Gloriously good yoga

I took up yoga as an alternative to the more demanding aerobic exercises and long distance runs that I used to undertake. The latter have put a train on my body and led my GP to advise me to take a break from exercise for a while. From the first moment I started yoga, I fell in love with the practice and even ended up asking myself “Why haven’t I taken this up earlier?”.

I can’t think of any other body exercise that brings together mental balance, body flow and peacefulness, whilst strengthening the core and making you fit. What’s more, it relaxes you at the same time and gives you the chance to meditate. Unlike other forms of physical exercise whereby I experience the sense of happiness mainly after completing them, yoga provides me with the sense of gratification throughout the entire practice and long after.

My body has now got so used to the yoga moves that whenever I am doing chores around the house, I feel like overstretching or bending more than I need to, in order to reach or pick something up. Getting to the point where my body craves the yoga moves outside of the practice and seeks to find them in the routine of everyday moves signals me that I have led my body to embrace the practice fully.

In literal terms, yoga means union, as it is meant to unite your body, mind and soul through deep breathing and meditation. I just love how this movement of the body enables me to clear my mind, induces me into a state of reflection and mental well-being.

I expressed previously my affinity for nature. Yoga is the only type of physical exercise  whose movements are embedded in the act of reconnecting with nature. As a testament to this, some types of yoga or movements within the practice are actually named after natural phenomena. For example, one of the most popular types of yoga is hatha yoga, which means sun (“ha”) and moon (“tha”).

Like many forms of exercise, yoga can be addictive and the more you do it, the more you want to do it. Therefore, it is important to gain access to a plenty of yoga practice material in order not to run out of supply. My favourite yoga training programme is Yoga with Adrienne – you can find plenty of videos on Youtube free of charge. Adrienne seems to have a natural gift for conveying love, peace and positivity through every video that she creates. These come from her joviality and graceful moves which convey the sense of calm within her, as well as her use of words. She starts every practice with “Hello, my friends” and ends it with “Thank you for sharing your practice with me today”. I always feel like saying “No, thank You!”. Listening to her and practicing alongside her is like transposing yourself into an oasis of serenity.

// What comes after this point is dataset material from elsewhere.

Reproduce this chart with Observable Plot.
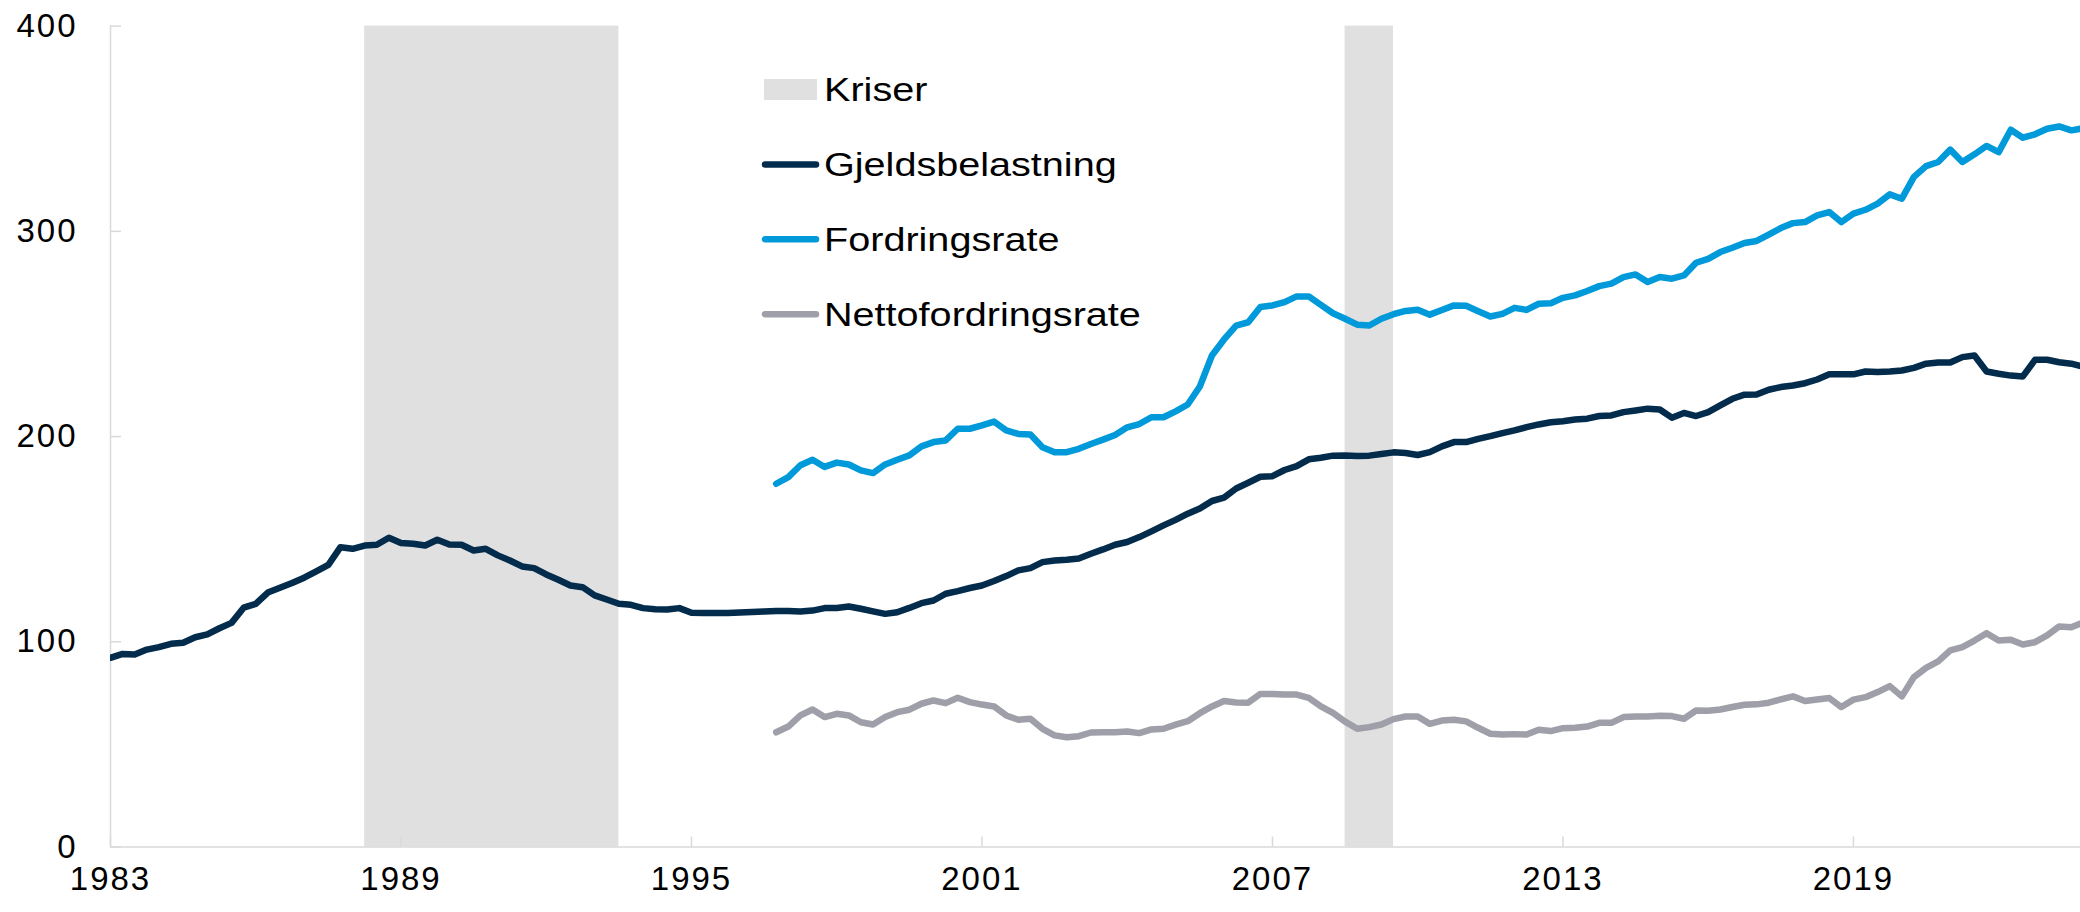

Anyone wishing to lead a healthy lifestyle should take up yoga. This is due to the fact that the main purpose of this practice is to arrive at a perfect physical and mental state, happiness and peacefulness.

If you are used to vigorous cardio exercise, you may find the peaceful yoga somehow boring at the beginning. To counteract this, I recommend carrying out your practice on the sounds of soothing background music and creating a mystical atmosphere by lighting a few candles in the room where you practice. Also, you need to acknowledge that the nature of the practice is quite different from the more intense cardio activity. Yoga works your body out by engaging your muscles, as well as inducing your mind into a state of contemplation. However, if you want to feel that your body is working out harder while practicing yoga, you may want to try combining it with more intense forms of physical activity, such as yoga and ballet or Phiit (a combination of Pilates and high intensity interval training).

To get the most benefits of yoga, try practicing it after a cardio workout. The time when I most enjoy my yoga session is just after my runs, when I give my body the luxury of a complete stretch.

Yoga will make you move more mindfully, as you will grow to become more aware of how your body stretches and bends in the course of everyday activities. Mindful movement is a moment-by-moment awareness of what your body’s doing. The more mindfully you move, the more you will want to experience the sensation of prolonged movement and conscious breathing.  This will make you feel like an accomplished yogi.